A 21-year-old hockey player who was born and raised in Yellowknife is heading to the United States to play university hockey in the fall.

“Growing up, I always wanted to play hockey but never really had the opportunity,” said Michael Iatridis.

He didn’t know how to skate until he was 10 years old. Until then, he learned some aspects of the game by following it online and on TV.

Iatridis, a defenceman who’s listed at 6’1”, 194 lbs, said he derived inspiration from watching Jordin Tootoo, a hockey player from Rankin Inlet, Nunavut. He also admired one of his cousins who grew up playing hockey and was really good at the sport.

“I always wanted to be like that, and he helped me out and getting ready for the first time skating,” Iatridis recalled.

His cousin and neighbor would always play road hockey together, “so I had the fundamentals of hockey, I just didn’t know how to skate,” he said.
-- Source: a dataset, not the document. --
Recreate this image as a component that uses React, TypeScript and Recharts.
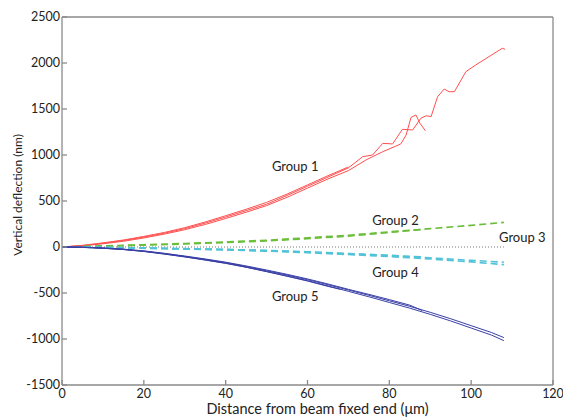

Iatridis convinced his parents to sign him up for a hockey tournament, thinking it was floor hockey, but it turned out to be on the ice.

“I felt embarrassed that I didn’t know how to (skate) so it was one of the few things that made me want to learn how to skate,” he said.

He joined CanSkate in Yellowknife and played in the NWT capital for four years until he and his family moved to Edmonton.

He continued improving his skating in Alberta while suiting up for the St. Albert Raiders of the North American Hockey League. After advancing to the Junior A Superior International Junior Hockey’s Red Lake Miners and then the Junior A Northern Ontario Hockey League’s Cochrane Crunch, where he posted three points in 21 games this past season, he hit maximum junior hockey eligibility. That’s when the coach at Calvin University messaged him.

“It was something I can’t pass up on,” he said.

Now Iatridis will be playing for the Calvin Knights in Grand Rapids, MI. The team is Division One in the American College Hockey Association.

As it’s college hockey, he will also be studying. He’s chosen to focus on kinesiology.

“I’ve always just been athletic… it is my whole life. I just can’t see myself doing anything else,” he said, adding that he’d like to be part of sports management or help people rehabilitate from injuries.

But first, “I hope I could keep playing hockey for as long as I can,” Iatridis said.

Playing in the NHL and making a living off of hockey is the ultimate dream.

“But for now, just enjoying the next four years that I have to see where it goes,” he said of his university years ahead.